You can wake up sick
every morning sick for love
and sick of what the day
holds and do it again tomorrow
and again the day after and
again every day for the rest
of your life why?
Because love is not a nuclear
force nor even gravitational.
It is tug of war with a mannequin.
It is neither push nor pull.
Love is not magnetic.
A fridge door grabs harder.
The blocky wooden train
cars on a toy track chug
together longer, stick
with greater loyalty.
Love flops and recedes.
Love falls terribly to the
floor and shatters.
Love freezes in the headlights.
Love flees in the dark.
See? I warned you. (Feel free to reread the Auden, so that you remember what good poetry sounds like.)
Still, I don’t think I’m beyond the pale here. This is what happens when love leaves. You write bad poetry, or read good poetry, or listen to sad music, or furious music, or send one last howl of a letter full of everything you most want to say (which your former love won’t even read, much less respond to), or contemplate setting fire to the birthday gifts that you worked on for months, which your callous ex never even bothered to accept…
Ahem.
You get the point. You do whatever dramatic, self-indulgent things you think will help, and then, when the smoke clears, you pick up the stupid, fractured pieces of the snow globe you were existing in, and move on.
It’s not that easy of course, the moving on. But at some point you will start to feel as if the bonds that have pinioned you to the low place have just a little give to them. And you’ll start to notice the sunlight more in your days. And maybe - probably! - you’ll go on a thrilling date one night (perhaps, hypothetically, with a brilliant and kind and very sexy professor ;)), and come home all golden with happiness, and maybe there will be a second date, or a different person will light you up, and the ache will start to ease. And of course if what you had before was the Real Deal, then you know there will always be a piece of your heart that won’t fully heal (even as you wonder if your ex has already forgotten about you completely). But you know what will happen?
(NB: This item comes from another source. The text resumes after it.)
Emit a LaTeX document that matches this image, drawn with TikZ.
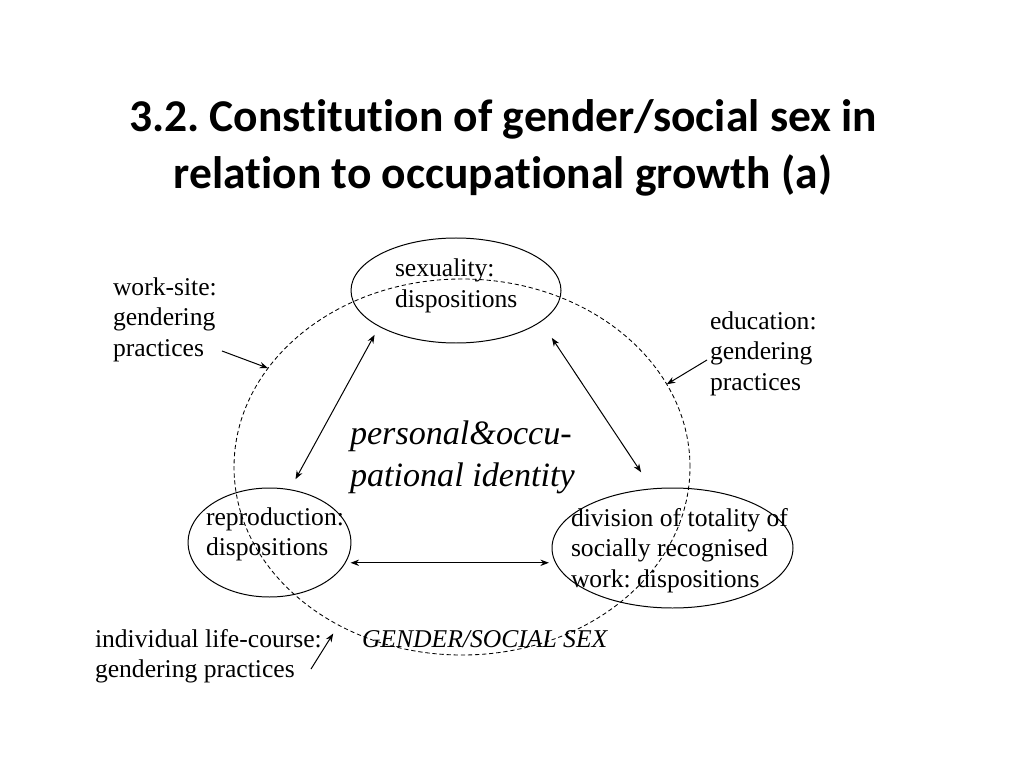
\documentclass[tikz,border=0pt]{standalone}
\usepackage{fontspec}
\setmainfont{Liberation Serif}
\newfontfamily\titlefont[Ligatures=NoCommon]{Carlito}
\usetikzlibrary{arrows.meta,shapes.geometric}
\frenchspacing
\begin{document}
\begin{tikzpicture}[x=0.703125pt,y=-0.703125pt,
  every node/.style={inner sep=0pt, outer sep=0pt},
  txt/.style={anchor=base west, font=\fontsize{18}{21.6}\selectfont},
  oval/.style={draw, ellipse, line width=0.7pt},
  link/.style={line width=0.7pt, {Stealth[length=6pt,width=4.5pt]}-{Stealth[length=6pt,width=4.5pt]}},
  note/.style={line width=0.7pt, -{Stealth[length=6pt,width=4.5pt]}},
]
\useasboundingbox (0,0) rectangle (1024,768);

% title
\node[anchor=base, font=\titlefont\bfseries\fontsize{32}{40}\selectfont] (title) at (503,132)
  {\begin{tabular}[t]{@{}c@{}}3.2. Constitution of gender/social sex in\\relation to occupational growth (a)\end{tabular}};

% dashed ellipse
\node[draw, ellipse, dash pattern=on 3pt off 2pt, line width=0.6pt, minimum width=320.6pt, minimum height=264.4pt] (gs) at (462,467) {};

% ellipses
\node[oval, minimum width=147.66pt, minimum height=73.83pt] (sex) at (456,290.5) {};
\node[oval, minimum width=114.6pt, minimum height=76.64pt] (rep) at (269.5,542.5) {};
\node[oval, minimum width=169.45pt, minimum height=84.375pt] (div) at (672.5,548) {};

% texts
\node[txt] (sextxt) at (395,277) {\begin{tabular}[t]{@{}l@{}}sexuality:\\dispositions\end{tabular}};
\node[txt] (reptxt) at (206,525) {\begin{tabular}[t]{@{}l@{}}reproduction:\\dispositions\end{tabular}};
\node[txt] (divtxt) at (571,526) {\begin{tabular}[t]{@{}l@{}}division of totality of\\socially recognised\\work: dispositions\end{tabular}};
\node[txt] (ws) at (113,295) {\begin{tabular}[t]{@{}l@{}}work-site:\\gendering\\practices\end{tabular}};
\node[txt] (edu) at (710,329) {\begin{tabular}[t]{@{}l@{}}education:\\gendering\\practices\end{tabular}};
\node[txt] (lc) at (95,647) {\begin{tabular}[t]{@{}l@{}}individual life-course:\\gendering practices\end{tabular}};
\node[txt, font=\itshape\fontsize{18}{21.6}\selectfont] (gstxt) at (362,647) {GENDER/SOCIAL SEX};
\node[anchor=base west, font=\itshape\fontsize{24}{30.2}\selectfont] (pid) at (350,444)
  {\begin{tabular}[t]{@{}l@{}}personal\&occu-\\pational identity\end{tabular}};

% double arrows
\draw[link, shorten <=6.8pt, shorten >=8.4pt] (sex.205.3) -- (rep.69.6);
\draw[link, shorten <=13.9pt, shorten >=14pt] (sex.340.8) -- (div.109.2);
\draw[link, shorten <=3.8pt, shorten >=4pt] (rep.345.6) -- (rep.345.6 -| div.186.8);

% annotation arrows
\coordinate (ws0) at (222,351);
\coordinate (edu0) at (707,360);
\coordinate (lc0) at (311,669);
\draw[note] (ws0) -- (gs.153);
\draw[note] (edu0) -- (gs.22.3);
\draw[note, shorten >=7pt] (lc0) -- (gs.232.6);
\end{tikzpicture}
\end{document}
One day you’ll find that crappy maudlin poem and look at it fondly, like a picture of yourself as a sullen teen, and you’ll feel a twinge of pain to remember the agony of that era in your life, but you’ll also know for sure that life has circled back to better.
In the novels Olive Kitteridge and Olive, Again, by Elizabeth Strout, the title character - who I contend is one of the greatest characters in modern literature - has this vivid habit of waving goodbye after she is already walking away, “tossing her hand over her head” in a careless-yet-intentional gesture laden with meaning. And that is exactly the gesture I need to summon right now, as I attempt to walk away from love: a nonchalant farewell offered with my back firmly turned on the one who hurt me. I’m not there yet. But at least that damned poem is out of my system.
P.S. I know I cannot ask others to reveal themselves as nakedly as I do on this site, but I would love to read, in the comments or by email, some of your break-up recovery stories - the more dramatic and over-the-top, the better. I can’t be the only one writing bad poetry or plotting the immolation of significant objects, right?
Love Is Not Glue
It's not glue that always holds forever though, I suspect, like glue, love leaves a residue, which can look like memory, learning, a lovely or not-so-lovely path that is part of a longer journey. Thank you for sharing parts of your journey with me. That's a form of love too.
I would like to add a better comment but there’s no way to sum it up. I had a friend for 17 years. She betrayed me. There’s no recovery story, at least not yet. My heart is still broken. I appreciate the poetry though ... the poetry helps.